In fact, a lot of people had no choice but to pause IRA or 401(k) plan contributions last year when the pandemic struck. But even without a pandemic, it’s more than possible to hit a similar snag when personal circumstances get in the way, whether health issues or job loss.
If you need to get back on track for retirement, here are three tips to help you overcome the setbacks you might have faced recently.
1. Bank your tax refund
Most people who file a tax return wind up with a refund. If you recently received a chunk of cash from the IRS after filing your 2020 return, or expect to get one shortly, then that’s money that can go directly into your retirement plan.
Now, you might think that a one-time contribution to your savings won’t make a big difference, but imagine you’re getting a $2,000 refund and aren’t retiring for 30 years. If you put that money into your IRA or 401(k), leave it alone, and watch it grow at an average annual return of 8% (which is doable with a stock-focused investing strategy), then you’ll end up growing that single contribution into over $20,000.
2. Get on a tighter budget
Now that things have improved with regard to the coronavirus outbreak and the world seems to be opening back up, a lot of people are eager to get out and do more.
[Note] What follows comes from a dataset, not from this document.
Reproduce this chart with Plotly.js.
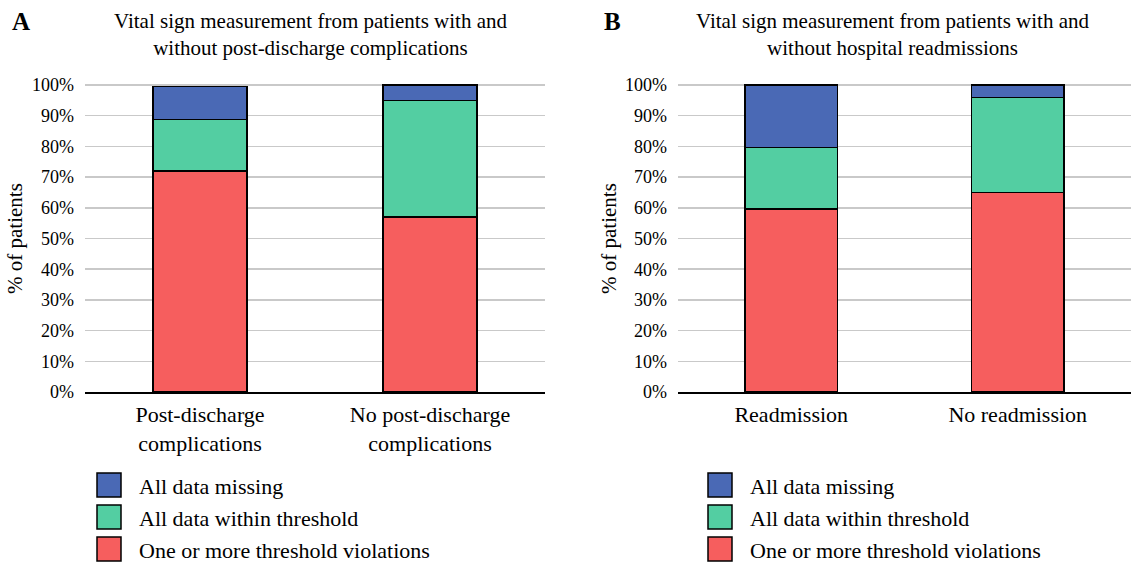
<!DOCTYPE html>
<html>
<head>
<meta charset="utf-8">
<script src="https://cdn.plot.ly/plotly-3.0.1.min.js"></script>
<style>html,body{margin:0;padding:0;background:#fff;}#chart{width:1131px;height:563px;}</style>
</head>
<body>
<div id="chart"></div>
<script>
// ---- data ----
const categoriesA = ['Post-discharge<br>complications', 'No post-discharge<br>complications'];
const categoriesB = ['Readmission', 'No readmission'];
const seriesNames = ['One or more threshold violations', 'All data within threshold', 'All data missing'];
const seriesColors = ['#f65e5e', '#53cea2', '#4a69b5'];
const violationsA = [72.0, 57.0];
const withinA = [16.7, 38.0];
const missingA = [10.8, 5.0];
const violationsB = [59.6, 65.0];
const withinB = [20.1, 31.0];
const missingB = [20.3, 4.0];
const yTickVals = [0, 10, 20, 30, 40, 50, 60, 70, 80, 90, 100];
const yTickLabels = ['0%', '10%', '20%', '30%', '40%', '50%', '60%', '70%', '80%', '90%', '100%'];
const titleA = 'Vital sign measurement from patients with and<br>without post-discharge complications';
const titleB = 'Vital sign measurement from patients with and<br>without hospital readmissions';
const yTitle = '% of patients';

const W = 1131, H = 563;
const px = x => x / W;
const py = y => 1 - y / H;
const FONT = '"Liberation Serif", "Times New Roman", serif';

const seriesA = [violationsA, withinA, missingA];
const seriesB = [violationsB, withinB, missingB];

const traces = [];
seriesA.forEach((vals, i) => traces.push({
  type: 'bar', x: categoriesA, y: vals, name: seriesNames[i], xaxis: 'x', yaxis: 'y',
  width: 0.41, marker: {color: seriesColors[i], line: {color: '#000', width: 1.5}},
  showlegend: false, hoverinfo: 'skip'
}));
seriesB.forEach((vals, i) => traces.push({
  type: 'bar', x: categoriesB, y: vals, name: seriesNames[i], xaxis: 'x2', yaxis: 'y2',
  width: 0.41, marker: {color: seriesColors[i], line: {color: '#000', width: 1.5}},
  showlegend: false, hoverinfo: 'skip'
}));

const yTop = 101;
const yDomain = [py(392), py(392 - 3.07 * yTop)];
const yax = {
  range: [0, yTop], domain: yDomain, tickmode: 'array', tickvals: yTickVals, ticktext: yTickLabels,
  showgrid: true, gridcolor: '#c9c9c9', gridwidth: 1.5,
  zeroline: false, showline: false, ticks: '', ticklabelstandoff: 10,
  tickfont: {family: FONT, size: 18, color: '#000'}, fixedrange: true
};
const xax = {
  showline: true, linecolor: '#000', linewidth: 1.5, ticks: '', showgrid: false,
  tickfont: {family: FONT, size: 22, color: '#000'}, range: [-0.5, 1.5], fixedrange: true,
  ticklabelstandoff: 2
};

const ann = (text, x, y, size, extra) => Object.assign({
  text: text, x: px(x), y: py(y), xref: 'paper', yref: 'paper', showarrow: false,
  xanchor: 'center', yanchor: 'middle', font: {family: FONT, size: size, color: '#000'}
}, extra || {});

const annotations = [
  ann('<b>A</b>', 21, 22, 25),
  ann('<b>B</b>', 612, 22, 25),
  ann(titleA, 310, 35, 21),
  ann(titleB, 892, 35, 21),
  ann(yTitle, 15, 239, 21, {textangle: -90}),
  ann(yTitle, 609, 239, 21, {textangle: -90})
];
const shapes = [];
// custom legends (top: missing, then within, then violations)
const legendOrder = [2, 1, 0];
[[97, 137], [708, 748]].forEach(([sx, tx]) => {
  legendOrder.forEach((si, row) => {
    const cy = 485 + row * 32;
    shapes.push({type: 'rect', xref: 'paper', yref: 'paper', x0: px(sx), x1: px(sx + 24), y0: py(cy - 12), y1: py(cy + 12),
      fillcolor: seriesColors[si], line: {color: '#000', width: 1.5}});
    annotations.push(ann(seriesNames[si], tx, cy + 1, 22, {xanchor: 'left'}));
  });
});

const layout = {
  width: W, height: H, margin: {l: 0, r: 0, t: 0, b: 0},
  paper_bgcolor: '#fff', plot_bgcolor: '#fff', barmode: 'stack', showlegend: false,
  xaxis: Object.assign({}, xax, {domain: [px(85), px(545)], anchor: 'y'}),
  yaxis: Object.assign({}, yax, {anchor: 'x'}),
  xaxis2: Object.assign({}, xax, {domain: [px(678), 1], anchor: 'y2'}),
  yaxis2: Object.assign({}, yax, {anchor: 'x2'}),
  annotations: annotations, shapes: shapes
};
Plotly.newPlot('chart', traces, layout, {staticPlot: true, displayModeBar: false});
</script>
</body>
</html>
But you’ll need to spend carefully in the coming months, especially if you’ve fallen a bit behind on retirement savings.
A good way to ramp up your contributions and avoid overspending is to set up a new household budget — one that reflects your current bills and accounts for the way inflation is making many common purchases, like groceries and gasoline, cost more. In fact, you may need to cut back in certain spending categories to ensure that you’re not only able to enjoy going out and being social, but also generously fund your IRA or 401(k).
3. Consider a side job
Last year, a lot of jobs were shed when the pandemic first broke out. Nowadays, there are labor shortages in a number of key industries, like restaurants and retail, so if you’re willing to pick up some evening or weekend shifts on top of your main job, you could earn a nice pile of cash and use it to boost your savings.
Of course, you may not be able to commit to an extra job’s pre-set schedule if your primary job keeps you very busy. If that’s the case, find a second job you can do at your convenience, like driving for a rideshare company or designing websites from home.
You’ll need a healthy amount of savings during retirement to supplement your Social Security income. If you’ve fallen behind, don’t sweat it. Instead, regroup and use these tips to give your savings the boost they need.